**Your goal:** Without the pictures, return each record as it appears.

**Information supplied:**
● ● ● ● ● ● ●

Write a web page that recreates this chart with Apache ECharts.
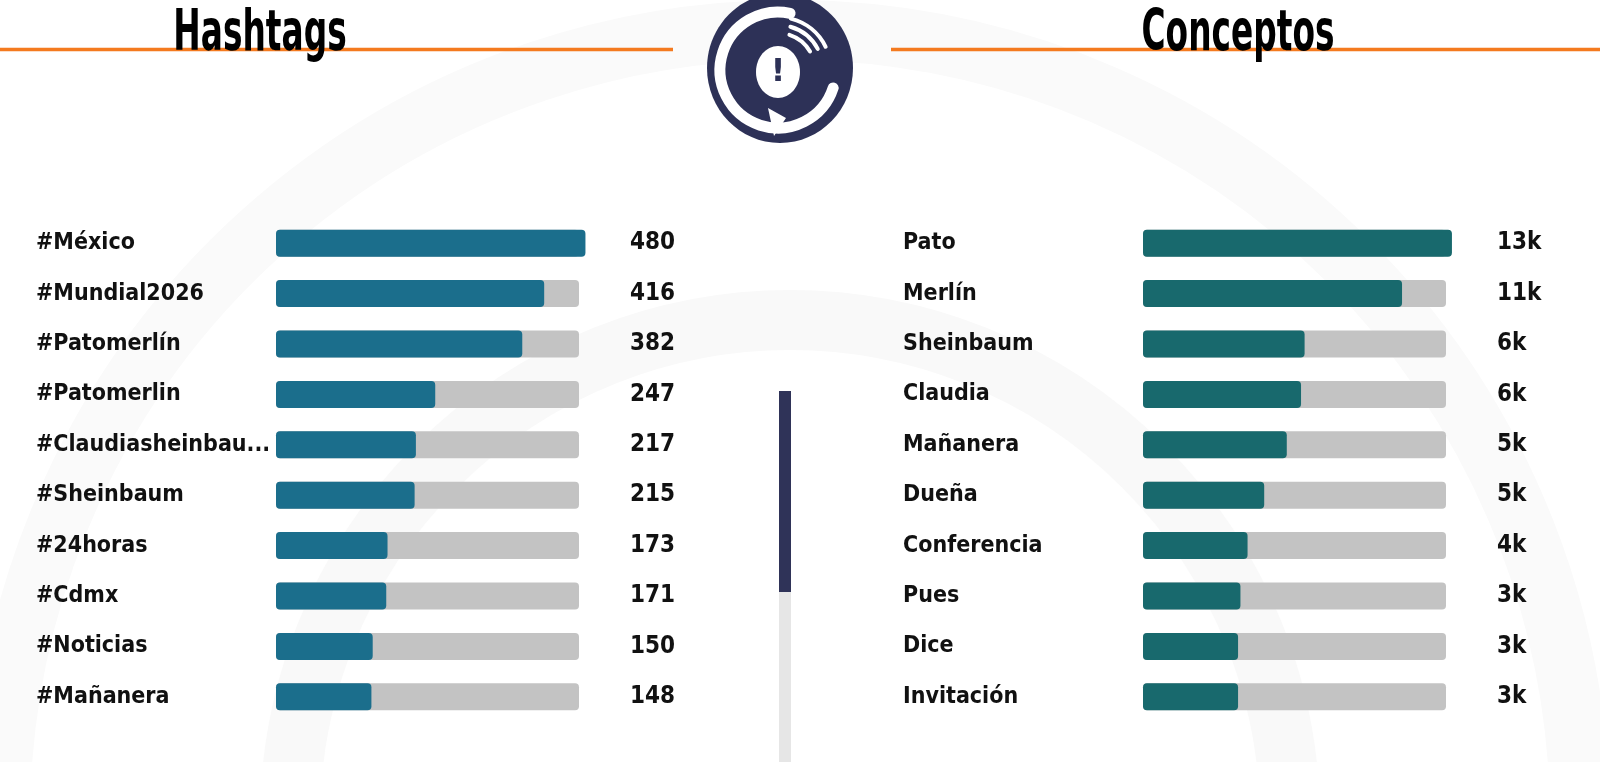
<!DOCTYPE html>
<html>
<head>
<meta charset="utf-8">
<title>Hashtags y Conceptos</title>
<script src="https://cdn.jsdelivr.net/npm/echarts@6/dist/echarts.min.js"></script>
<style>
  html, body { margin: 0; padding: 0; background: #ffffff; }
  #chart { width: 1600px; height: 762px; }
</style>
</head>
<body>
<div id="chart"></div>
<script>
  const hashtagNames = ["#México", "#Mundial2026", "#Patomerlín", "#Patomerlin", "#Claudiasheinbau...",
    "#Sheinbaum", "#24horas", "#Cdmx", "#Noticias", "#Mañanera"];
  const hashtagValues = [480, 416, 382, 247, 217, 215, 173, 171, 150, 148];
  const hashtagLabels = ["480", "416", "382", "247", "217", "215", "173", "171", "150", "148"];

  const conceptNames = ["Pato", "Merlín", "Sheinbaum", "Claudia", "Mañanera", "Dueña",
    "Conferencia", "Pues", "Dice", "Invitación"];
  const conceptValues = [13000, 10900, 6800, 6650, 6050, 5100, 4400, 4100, 4000, 4000];
  const conceptLabels = ["13k", "11k", "6k", "6k", "5k", "5k", "4k", "3k", "3k", "3k"];

  const FONT = '"Liberation Sans Narrow", "DejaVu Sans Condensed", sans-serif';
  const NAVY = "#2d3157";
  const ORANGE = "#f47a1f";

  function panel(idx, left, names, values, labels, max, color) {
    const grid = { left: left, top: 218, width: 303, height: 504 };
    const yName = {
      gridIndex: idx,
      type: "category",
      inverse: true,
      data: names,
      axisLine: { show: false },
      axisTick: { show: false },
      axisLabel: {
        margin: 240,
        align: "left",
        color: "#111",
        fontFamily: FONT,
        fontWeight: "bold",
        fontSize: 23,
      },
    };
    const yValue = {
      gridIndex: idx,
      type: "category",
      inverse: true,
      position: "right",
      data: labels,
      axisLine: { show: false },
      axisTick: { show: false },
      axisLabel: {
        margin: 51,
        align: "left",
        color: "#111",
        fontFamily: FONT,
        fontWeight: "bold",
        fontSize: 24,
      },
    };
    const xAxis = {
      gridIndex: idx,
      type: "value",
      min: 0,
      max: max,
      show: false,
      splitLine: { show: false },
    };
    const series = {
      type: "bar",
      xAxisIndex: idx,
      yAxisIndex: idx * 2,
      data: values,
      barWidth: 27,
      clip: false,
      silent: true,
      showBackground: true,
      backgroundStyle: { color: "#c3c3c3", borderRadius: 4 },
      itemStyle: { color: color, borderRadius: 4 },
    };
    return { grid, yName, yValue, xAxis, series };
  }

  const left = panel(0, 276, hashtagNames, hashtagValues, hashtagLabels, 470, "#1b6e8c");
  const right = panel(1, 1143, conceptNames, conceptValues, conceptLabels, 12750, "#18696d");

  // the original title face is very condensed, so squeeze it horizontally
  function titleText(text, x) {
    return {
      type: "text",
      x: x,
      y: 35,
      scaleX: 0.64,
      z: 10,
      style: {
        text: text,
        align: "center",
        verticalAlign: "middle",
        fill: "#000",
        font: "bold 57px " + FONT,
      },
    };
  }

  const deg = Math.PI / 180;
  const logoX = 780, logoY = 68;

  const graphic = [
    // faint watermark rings
    { type: "arc", z: 0, shape: { cx: 790, cy: 820, r: 500, startAngle: 180 * deg, endAngle: 360 * deg },
      style: { stroke: "#f9f9f9", lineWidth: 60, fill: null } },
    { type: "arc", z: 0, shape: { cx: 790, cy: 820, r: 790, startAngle: 183 * deg, endAngle: 357 * deg },
      style: { stroke: "#fafafa", lineWidth: 60, fill: null } },
    // title rules
    { type: "line", z: 5, shape: { x1: 0, y1: 49.5, x2: 673, y2: 49.5 }, style: { stroke: ORANGE, lineWidth: 3.5 } },
    { type: "line", z: 5, shape: { x1: 891, y1: 49.5, x2: 1600, y2: 49.5 }, style: { stroke: ORANGE, lineWidth: 3.5 } },
    titleText("Hashtags", 260),
    titleText("Conceptos", 1238),
    // logo
    { type: "ellipse", z: 10, shape: { cx: logoX, cy: logoY, rx: 73, ry: 75 }, style: { fill: NAVY } },
    { type: "arc", z: 11, shape: { cx: logoX - 2, cy: logoY + 2, r: 58, startAngle: 18 * deg, endAngle: 282 * deg, clockwise: true },
      style: { stroke: "#fff", lineWidth: 11, lineCap: "round", fill: null } },
    { type: "polygon", z: 11, shape: { points: [[768, 108], [786, 118], [774, 136]] }, style: { fill: "#fff" } },
    { type: "arc", z: 11, shape: { cx: logoX - 2, cy: logoY + 2, r: 37, startAngle: 288 * deg, endAngle: 330 * deg },
      style: { stroke: "#fff", lineWidth: 4, lineCap: "round", fill: null } },
    { type: "arc", z: 11, shape: { cx: logoX - 2, cy: logoY + 2, r: 45, startAngle: 286 * deg, endAngle: 332 * deg },
      style: { stroke: "#fff", lineWidth: 4, lineCap: "round", fill: null } },
    { type: "arc", z: 11, shape: { cx: logoX - 2, cy: logoY + 2, r: 53, startAngle: 284 * deg, endAngle: 334 * deg },
      style: { stroke: "#fff", lineWidth: 4, lineCap: "round", fill: null } },
    { type: "ellipse", z: 11, shape: { cx: logoX - 2, cy: logoY + 4, rx: 22, ry: 26 }, style: { fill: "#fff" } },
    { type: "text", z: 12, x: logoX - 2, y: logoY + 5,
      style: { text: "!", align: "center", verticalAlign: "middle", fill: NAVY, font: 'bold 32px "DejaVu Sans"' } },
    // divider
    { type: "rect", z: 5, shape: { x: 779, y: 391, width: 12, height: 201 }, style: { fill: "#2f3358" } },
    { type: "rect", z: 5, shape: { x: 779, y: 592, width: 12, height: 170 }, style: { fill: "#e6e6e6" } },
  ];

  const chart = echarts.init(document.getElementById("chart"));
  chart.setOption({
    animation: false,
    backgroundColor: "#ffffff",
    graphic: graphic,
    grid: [left.grid, right.grid],
    xAxis: [left.xAxis, right.xAxis],
    yAxis: [left.yName, left.yValue, right.yName, right.yValue],
    series: [left.series, right.series],
  });
  window.addEventListener("resize", () => chart.resize(), { passive: true });
</script>
</body>
</html>
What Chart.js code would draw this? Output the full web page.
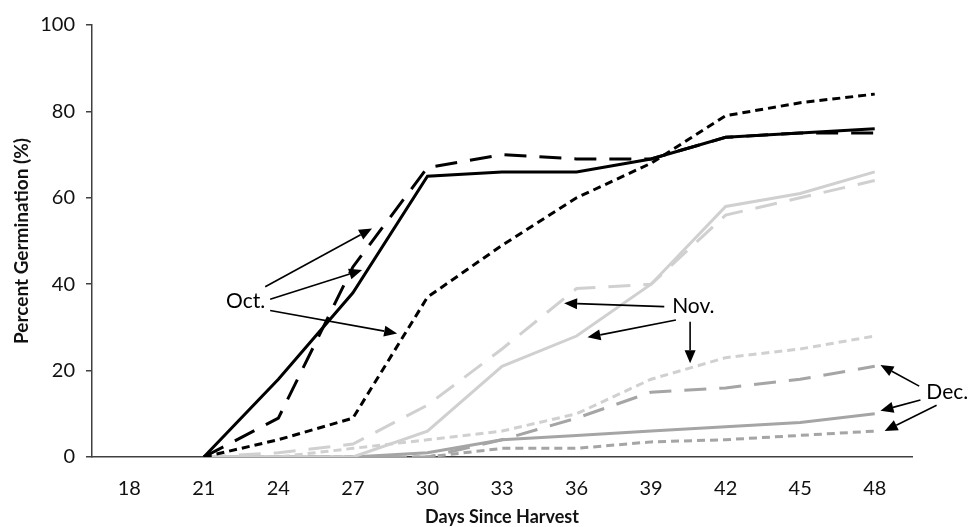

● ● ● ● ● ● ●

**Exercise answer:**
Write a web page that recreates this chart with Apache ECharts.
<!DOCTYPE html>
<html>
<head>
<meta charset="utf-8">
<title>Hashtags y Conceptos</title>
<script src="https://cdn.jsdelivr.net/npm/echarts@6/dist/echarts.min.js"></script>
<style>
  html, body { margin: 0; padding: 0; background: #ffffff; }
  #chart { width: 1600px; height: 762px; }
</style>
</head>
<body>
<div id="chart"></div>
<script>
  const hashtagNames = ["#México", "#Mundial2026", "#Patomerlín", "#Patomerlin", "#Claudiasheinbau...",
    "#Sheinbaum", "#24horas", "#Cdmx", "#Noticias", "#Mañanera"];
  const hashtagValues = [480, 416, 382, 247, 217, 215, 173, 171, 150, 148];
  const hashtagLabels = ["480", "416", "382", "247", "217", "215", "173", "171", "150", "148"];

  const conceptNames = ["Pato", "Merlín", "Sheinbaum", "Claudia", "Mañanera", "Dueña",
    "Conferencia", "Pues", "Dice", "Invitación"];
  const conceptValues = [13000, 10900, 6800, 6650, 6050, 5100, 4400, 4100, 4000, 4000];
  const conceptLabels = ["13k", "11k", "6k", "6k", "5k", "5k", "4k", "3k", "3k", "3k"];

  const FONT = '"Liberation Sans Narrow", "DejaVu Sans Condensed", sans-serif';
  const NAVY = "#2d3157";
  const ORANGE = "#f47a1f";

  function panel(idx, left, names, values, labels, max, color) {
    const grid = { left: left, top: 218, width: 303, height: 504 };
    const yName = {
      gridIndex: idx,
      type: "category",
      inverse: true,
      data: names,
      axisLine: { show: false },
      axisTick: { show: false },
      axisLabel: {
        margin: 240,
        align: "left",
        color: "#111",
        fontFamily: FONT,
        fontWeight: "bold",
        fontSize: 23,
      },
    };
    const yValue = {
      gridIndex: idx,
      type: "category",
      inverse: true,
      position: "right",
      data: labels,
      axisLine: { show: false },
      axisTick: { show: false },
      axisLabel: {
        margin: 51,
        align: "left",
        color: "#111",
        fontFamily: FONT,
        fontWeight: "bold",
        fontSize: 24,
      },
    };
    const xAxis = {
      gridIndex: idx,
      type: "value",
      min: 0,
      max: max,
      show: false,
      splitLine: { show: false },
    };
    const series = {
      type: "bar",
      xAxisIndex: idx,
      yAxisIndex: idx * 2,
      data: values,
      barWidth: 27,
      clip: false,
      silent: true,
      showBackground: true,
      backgroundStyle: { color: "#c3c3c3", borderRadius: 4 },
      itemStyle: { color: color, borderRadius: 4 },
    };
    return { grid, yName, yValue, xAxis, series };
  }

  const left = panel(0, 276, hashtagNames, hashtagValues, hashtagLabels, 470, "#1b6e8c");
  const right = panel(1, 1143, conceptNames, conceptValues, conceptLabels, 12750, "#18696d");

  // the original title face is very condensed, so squeeze it horizontally
  function titleText(text, x) {
    return {
      type: "text",
      x: x,
      y: 35,
      scaleX: 0.64,
      z: 10,
      style: {
        text: text,
        align: "center",
        verticalAlign: "middle",
        fill: "#000",
        font: "bold 57px " + FONT,
      },
    };
  }

  const deg = Math.PI / 180;
  const logoX = 780, logoY = 68;

  const graphic = [
    // faint watermark rings
    { type: "arc", z: 0, shape: { cx: 790, cy: 820, r: 500, startAngle: 180 * deg, endAngle: 360 * deg },
      style: { stroke: "#f9f9f9", lineWidth: 60, fill: null } },
    { type: "arc", z: 0, shape: { cx: 790, cy: 820, r: 790, startAngle: 183 * deg, endAngle: 357 * deg },
      style: { stroke: "#fafafa", lineWidth: 60, fill: null } },
    // title rules
    { type: "line", z: 5, shape: { x1: 0, y1: 49.5, x2: 673, y2: 49.5 }, style: { stroke: ORANGE, lineWidth: 3.5 } },
    { type: "line", z: 5, shape: { x1: 891, y1: 49.5, x2: 1600, y2: 49.5 }, style: { stroke: ORANGE, lineWidth: 3.5 } },
    titleText("Hashtags", 260),
    titleText("Conceptos", 1238),
    // logo
    { type: "ellipse", z: 10, shape: { cx: logoX, cy: logoY, rx: 73, ry: 75 }, style: { fill: NAVY } },
    { type: "arc", z: 11, shape: { cx: logoX - 2, cy: logoY + 2, r: 58, startAngle: 18 * deg, endAngle: 282 * deg, clockwise: true },
      style: { stroke: "#fff", lineWidth: 11, lineCap: "round", fill: null } },
    { type: "polygon", z: 11, shape: { points: [[768, 108], [786, 118], [774, 136]] }, style: { fill: "#fff" } },
    { type: "arc", z: 11, shape: { cx: logoX - 2, cy: logoY + 2, r: 37, startAngle: 288 * deg, endAngle: 330 * deg },
      style: { stroke: "#fff", lineWidth: 4, lineCap: "round", fill: null } },
    { type: "arc", z: 11, shape: { cx: logoX - 2, cy: logoY + 2, r: 45, startAngle: 286 * deg, endAngle: 332 * deg },
      style: { stroke: "#fff", lineWidth: 4, lineCap: "round", fill: null } },
    { type: "arc", z: 11, shape: { cx: logoX - 2, cy: logoY + 2, r: 53, startAngle: 284 * deg, endAngle: 334 * deg },
      style: { stroke: "#fff", lineWidth: 4, lineCap: "round", fill: null } },
    { type: "ellipse", z: 11, shape: { cx: logoX - 2, cy: logoY + 4, rx: 22, ry: 26 }, style: { fill: "#fff" } },
    { type: "text", z: 12, x: logoX - 2, y: logoY + 5,
      style: { text: "!", align: "center", verticalAlign: "middle", fill: NAVY, font: 'bold 32px "DejaVu Sans"' } },
    // divider
    { type: "rect", z: 5, shape: { x: 779, y: 391, width: 12, height: 201 }, style: { fill: "#2f3358" } },
    { type: "rect", z: 5, shape: { x: 779, y: 592, width: 12, height: 170 }, style: { fill: "#e6e6e6" } },
  ];

  const chart = echarts.init(document.getElementById("chart"));
  chart.setOption({
    animation: false,
    backgroundColor: "#ffffff",
    graphic: graphic,
    grid: [left.grid, right.grid],
    xAxis: [left.xAxis, right.xAxis],
    yAxis: [left.yName, left.yValue, right.yName, right.yValue],
    series: [left.series, right.series],
  });
  window.addEventListener("resize", () => chart.resize(), { passive: true });
</script>
</body>
</html>
What Chart.js code would draw this? Output the full web page.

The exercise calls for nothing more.